▶ _The task_: A line counts if it contains the string "that"; say how many such lines there are, giving only the number.
════════════════
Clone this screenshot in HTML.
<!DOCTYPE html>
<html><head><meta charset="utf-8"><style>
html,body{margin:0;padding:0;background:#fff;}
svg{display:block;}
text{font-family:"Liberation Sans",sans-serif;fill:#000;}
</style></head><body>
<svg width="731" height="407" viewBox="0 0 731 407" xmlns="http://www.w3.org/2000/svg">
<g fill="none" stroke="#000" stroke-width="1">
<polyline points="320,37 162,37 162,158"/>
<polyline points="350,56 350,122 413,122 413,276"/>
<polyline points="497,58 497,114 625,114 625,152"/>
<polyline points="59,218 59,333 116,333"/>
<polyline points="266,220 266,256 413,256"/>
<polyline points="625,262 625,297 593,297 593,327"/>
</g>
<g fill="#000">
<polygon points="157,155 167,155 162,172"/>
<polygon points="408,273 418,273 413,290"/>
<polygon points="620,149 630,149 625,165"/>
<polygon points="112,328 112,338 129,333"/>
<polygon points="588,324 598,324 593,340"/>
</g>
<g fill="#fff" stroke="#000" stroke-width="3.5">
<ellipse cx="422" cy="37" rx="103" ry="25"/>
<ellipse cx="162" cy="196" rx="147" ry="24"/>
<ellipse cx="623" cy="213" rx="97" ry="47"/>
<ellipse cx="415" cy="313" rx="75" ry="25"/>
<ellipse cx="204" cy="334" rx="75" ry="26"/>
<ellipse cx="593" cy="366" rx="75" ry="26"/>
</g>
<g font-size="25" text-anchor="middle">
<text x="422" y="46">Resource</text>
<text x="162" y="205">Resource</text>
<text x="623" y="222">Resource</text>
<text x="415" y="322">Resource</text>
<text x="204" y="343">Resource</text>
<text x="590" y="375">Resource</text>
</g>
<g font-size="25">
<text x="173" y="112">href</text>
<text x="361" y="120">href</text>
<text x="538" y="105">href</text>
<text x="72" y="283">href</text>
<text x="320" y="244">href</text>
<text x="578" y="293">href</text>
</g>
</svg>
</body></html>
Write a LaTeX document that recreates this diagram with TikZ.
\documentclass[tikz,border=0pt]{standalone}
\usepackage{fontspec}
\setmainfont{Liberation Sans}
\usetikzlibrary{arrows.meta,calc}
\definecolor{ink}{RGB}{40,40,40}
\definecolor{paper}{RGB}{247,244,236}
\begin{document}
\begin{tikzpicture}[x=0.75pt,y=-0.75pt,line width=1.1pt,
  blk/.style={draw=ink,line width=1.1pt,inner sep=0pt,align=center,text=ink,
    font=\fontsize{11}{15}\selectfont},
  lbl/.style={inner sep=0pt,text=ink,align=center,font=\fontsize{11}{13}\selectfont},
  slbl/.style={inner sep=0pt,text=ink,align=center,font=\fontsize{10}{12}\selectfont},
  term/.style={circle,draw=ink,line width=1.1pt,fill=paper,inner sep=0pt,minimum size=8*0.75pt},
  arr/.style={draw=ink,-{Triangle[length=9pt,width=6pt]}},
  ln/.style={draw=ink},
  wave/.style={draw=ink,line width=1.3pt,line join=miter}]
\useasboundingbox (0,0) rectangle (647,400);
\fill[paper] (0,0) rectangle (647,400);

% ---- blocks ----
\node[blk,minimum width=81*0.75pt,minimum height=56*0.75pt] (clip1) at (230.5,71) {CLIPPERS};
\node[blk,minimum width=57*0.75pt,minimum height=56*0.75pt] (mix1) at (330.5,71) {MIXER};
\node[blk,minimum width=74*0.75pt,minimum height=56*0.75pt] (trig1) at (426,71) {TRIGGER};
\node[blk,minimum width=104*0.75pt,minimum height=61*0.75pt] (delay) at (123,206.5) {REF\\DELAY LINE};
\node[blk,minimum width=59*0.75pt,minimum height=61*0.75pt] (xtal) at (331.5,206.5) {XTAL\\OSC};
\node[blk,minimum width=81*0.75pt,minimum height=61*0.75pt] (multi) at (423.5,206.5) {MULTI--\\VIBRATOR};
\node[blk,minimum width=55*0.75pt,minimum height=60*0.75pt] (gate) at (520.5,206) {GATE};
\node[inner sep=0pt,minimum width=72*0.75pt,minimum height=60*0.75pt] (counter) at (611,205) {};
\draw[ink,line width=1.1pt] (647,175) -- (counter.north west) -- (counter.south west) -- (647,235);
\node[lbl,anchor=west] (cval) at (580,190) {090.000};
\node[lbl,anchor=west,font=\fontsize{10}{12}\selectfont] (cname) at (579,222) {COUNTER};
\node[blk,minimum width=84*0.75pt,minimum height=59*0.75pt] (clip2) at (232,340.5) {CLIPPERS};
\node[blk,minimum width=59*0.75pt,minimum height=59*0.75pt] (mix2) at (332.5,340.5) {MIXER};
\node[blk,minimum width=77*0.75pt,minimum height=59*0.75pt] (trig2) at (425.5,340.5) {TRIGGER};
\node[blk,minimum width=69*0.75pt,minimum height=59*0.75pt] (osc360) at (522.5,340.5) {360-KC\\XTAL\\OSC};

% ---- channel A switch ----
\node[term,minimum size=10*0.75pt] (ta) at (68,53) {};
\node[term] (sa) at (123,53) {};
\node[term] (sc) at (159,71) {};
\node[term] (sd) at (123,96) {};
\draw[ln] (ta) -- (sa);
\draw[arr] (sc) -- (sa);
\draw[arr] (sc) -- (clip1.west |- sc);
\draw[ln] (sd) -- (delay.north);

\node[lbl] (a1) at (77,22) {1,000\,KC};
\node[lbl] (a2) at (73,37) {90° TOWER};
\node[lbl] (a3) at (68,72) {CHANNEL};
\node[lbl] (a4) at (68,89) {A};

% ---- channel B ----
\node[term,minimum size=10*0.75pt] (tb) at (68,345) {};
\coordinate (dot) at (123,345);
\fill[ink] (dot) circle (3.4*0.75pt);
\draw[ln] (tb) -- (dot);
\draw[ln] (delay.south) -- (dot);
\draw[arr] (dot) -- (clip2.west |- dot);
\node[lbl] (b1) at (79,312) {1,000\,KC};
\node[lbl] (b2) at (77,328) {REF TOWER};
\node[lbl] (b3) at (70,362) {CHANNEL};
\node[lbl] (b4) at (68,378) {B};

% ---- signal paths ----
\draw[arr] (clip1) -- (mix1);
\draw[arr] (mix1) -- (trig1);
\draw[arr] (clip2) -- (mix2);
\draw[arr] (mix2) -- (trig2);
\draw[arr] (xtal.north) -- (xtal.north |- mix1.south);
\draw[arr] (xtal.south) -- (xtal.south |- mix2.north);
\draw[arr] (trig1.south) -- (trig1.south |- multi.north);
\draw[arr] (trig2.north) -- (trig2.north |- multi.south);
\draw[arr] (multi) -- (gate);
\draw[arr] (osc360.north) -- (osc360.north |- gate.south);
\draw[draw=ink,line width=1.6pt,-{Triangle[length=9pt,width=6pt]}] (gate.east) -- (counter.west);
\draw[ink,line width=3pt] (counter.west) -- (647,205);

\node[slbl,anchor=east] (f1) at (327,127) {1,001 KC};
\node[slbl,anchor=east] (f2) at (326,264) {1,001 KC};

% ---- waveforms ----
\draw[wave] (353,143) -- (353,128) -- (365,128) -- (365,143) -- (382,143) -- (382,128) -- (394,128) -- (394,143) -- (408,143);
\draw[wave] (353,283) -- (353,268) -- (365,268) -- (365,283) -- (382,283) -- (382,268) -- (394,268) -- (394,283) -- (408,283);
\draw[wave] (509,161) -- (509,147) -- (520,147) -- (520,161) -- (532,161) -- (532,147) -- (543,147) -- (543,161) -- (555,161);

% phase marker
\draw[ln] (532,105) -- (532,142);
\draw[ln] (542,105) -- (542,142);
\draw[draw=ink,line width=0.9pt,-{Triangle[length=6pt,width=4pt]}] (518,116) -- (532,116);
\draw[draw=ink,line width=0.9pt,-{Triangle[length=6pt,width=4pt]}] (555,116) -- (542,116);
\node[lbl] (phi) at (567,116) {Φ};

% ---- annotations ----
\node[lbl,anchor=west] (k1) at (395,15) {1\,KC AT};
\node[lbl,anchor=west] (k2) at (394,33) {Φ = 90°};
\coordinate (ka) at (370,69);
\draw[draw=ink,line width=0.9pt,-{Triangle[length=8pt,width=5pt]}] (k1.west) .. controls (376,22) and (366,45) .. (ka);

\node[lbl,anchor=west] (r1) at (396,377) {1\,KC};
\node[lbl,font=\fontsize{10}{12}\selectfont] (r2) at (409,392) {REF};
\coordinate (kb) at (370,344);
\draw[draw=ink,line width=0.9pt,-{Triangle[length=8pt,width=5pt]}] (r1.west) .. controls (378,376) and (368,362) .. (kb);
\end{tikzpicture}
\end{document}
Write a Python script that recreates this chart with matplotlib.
════════════════
▶ _Full response_: 2